Wheat acreage in many cases is being grazed out instead of harvested this spring. “Livestock and wildlife stock tanks in Southwest Texas are dry or almost dry and will limit livestock and wildlife production.”

Wildlife management, Pena says, has become an important part of many operations.

Hot, dry temperatures, combined with high winds, also increase the risk of wildfires. Some estimates indicate wildfires have burned as much as 2 million acres in Texas.

Livestock managers must manage forage and pastureland carefully during drought conditions, Pena says, to reduce financial risk.

“The key is to plan ahead and react quickly while some management flexibility remains,” he says. That time is now. “The April 21, 2011, U.S. Seasonal Drought Outlook shows the drought to persist in a large portion of the south Central U.S. region at least through July 2011. This means the spring growing season will be missed in most of the region.”

Pena says ranchers should reduce stocking rates to match available forage. “The list of drought planning alternatives is long.
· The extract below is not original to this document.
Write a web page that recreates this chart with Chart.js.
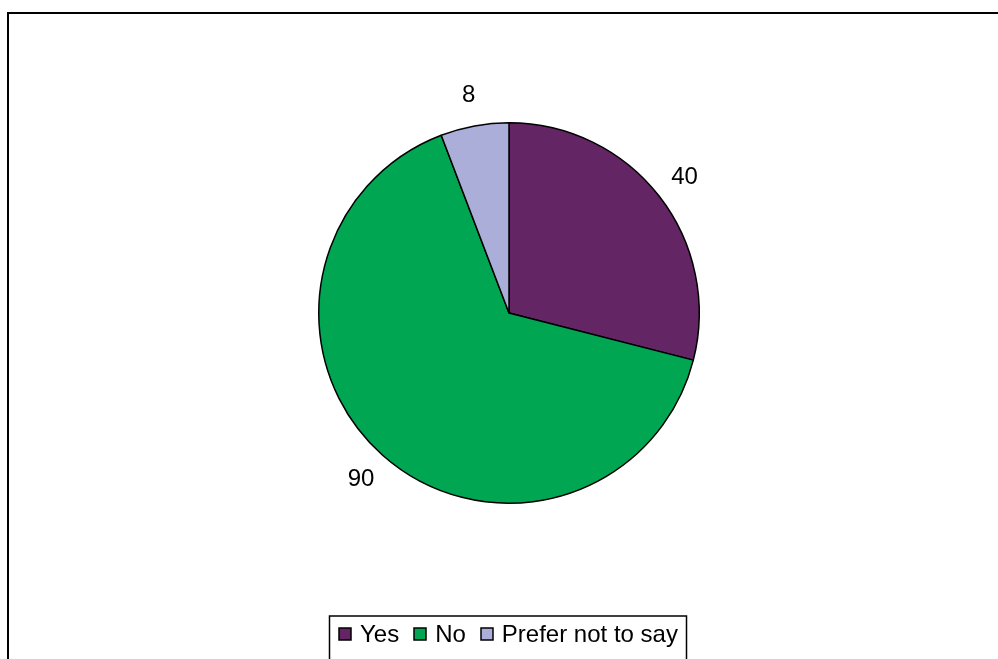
<!DOCTYPE html>
<html>
<head>
<meta charset="utf-8">
<script src="https://cdn.jsdelivr.net/npm/chart.js@4"></script>
<style>
html,body{margin:0;padding:0;background:#fff;}
#wrap{width:998px;height:659px;position:relative;}
</style>
</head>
<body>
<div id="wrap"><canvas id="c" width="998" height="659"></canvas></div>
<script>
const categories = ["Yes", "No", "Prefer not to say"];
const values = [40, 90, 8];
const colors = ["#632563", "#00A651", "#AAAED8"];

const FONT = '24px "Liberation Sans", Arial, sans-serif';

const framePlugin = {
  id: 'frame',
  beforeDraw(chart) {
    const ctx = chart.ctx;
    ctx.save();
    ctx.fillStyle = '#fff';
    ctx.fillRect(0, 0, chart.width, chart.height);
    ctx.strokeStyle = '#000';
    ctx.lineWidth = 2;
    ctx.strokeRect(8, 13, chart.width + 20, chart.height + 20);
    ctx.restore();
  }
};

const labelPlugin = {
  id: 'sliceLabels',
  afterDatasetsDraw(chart) {
    const ctx = chart.ctx;
    const meta = chart.getDatasetMeta(0);
    ctx.save();
    ctx.font = FONT;
    ctx.fillStyle = '#000';
    ctx.textAlign = 'center';
    ctx.textBaseline = 'middle';
    meta.data.forEach((arc, i) => {
      const p = arc.getProps(['x','y','startAngle','endAngle','outerRadius'], true);
      const mid = (p.startAngle + p.endAngle) / 2;
      const r = p.outerRadius + 32;
      ctx.fillText(String(values[i]), p.x + Math.cos(mid) * r, p.y + Math.sin(mid) * r + 1);
    });
    ctx.restore();
  }
};

const legendPlugin = {
  id: 'customLegend',
  afterDraw(chart) {
    const ctx = chart.ctx;
    ctx.save();
    ctx.font = FONT;
    const sq = 12, gapText = 9, gapItem = 15, padL = 10, padR = 8;
    let total = 0;
    const widths = categories.map(t => ctx.measureText(t).width);
    widths.forEach((w, i) => { total += sq + gapText + w + (i < widths.length - 1 ? gapItem : 0); });
    const boxW = total + padL + padR;
    const cx = 507.5;
    const left = Math.round(cx - boxW / 2);
    const top = 616;
    ctx.strokeStyle = '#000';
    ctx.lineWidth = 1.5;
    ctx.strokeRect(left + 0.5, top, Math.round(boxW), 80);
    let x = left + padL;
    const cy = 634;
    categories.forEach((t, i) => {
      ctx.fillStyle = colors[i];
      ctx.fillRect(Math.round(x), cy - 6, sq, sq);
      ctx.strokeStyle = '#000';
      ctx.lineWidth = 1.5;
      ctx.strokeRect(Math.round(x), cy - 6, sq, sq);
      x += sq + gapText;
      ctx.fillStyle = '#000';
      ctx.textBaseline = 'middle';
      ctx.textAlign = 'left';
      ctx.fillText(t, x, cy + 1);
      x += widths[i] + gapItem;
    });
    ctx.restore();
  }
};

new Chart(document.getElementById('c'), {
  type: 'pie',
  data: {
    labels: categories,
    datasets: [{
      data: values,
      backgroundColor: colors,
      borderColor: '#000',
      borderWidth: 1.5
    }]
  },
  options: {
    responsive: false,
    animation: false,
    devicePixelRatio: 1,
    layout: { padding: { left: 318, right: 298, top: 122, bottom: 155 } },
    plugins: {
      legend: { display: false },
      tooltip: { enabled: false },
      title: { display: false }
    }
  },
  plugins: [framePlugin, labelPlugin, legendPlugin]
});
</script>
</body>
</html>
The critical element in successful grazing management is maintaining the proper stocking rate, which should be reduced to prevent increased use of purchased hay and supplements and to insure acceptable animal performance.

“Keep in mind that prolonging the decision to reduce the herd to match forage availability usually creates an overgrazing situation, which causes harm in the long term. Start by liquidating livestock that will not produce income in the near term—open females, replacement heifers and low performing cows and bulls.”

Pena says producers often put off the hard decision to begin liquidation when signs of over-grazing begin to appear. “Producers tend to increase use of hay or concentrate feeds,” he says. “This means increased production costs and requires careful financial planning to survive a drought. Increased use of purchased feeds will reduce the economic performance of a ranch.”

Pena recommends producers keep accurate records of drought sales and to “document income tax implications of drought liquidation and for insurance/disaster assistance requirements.”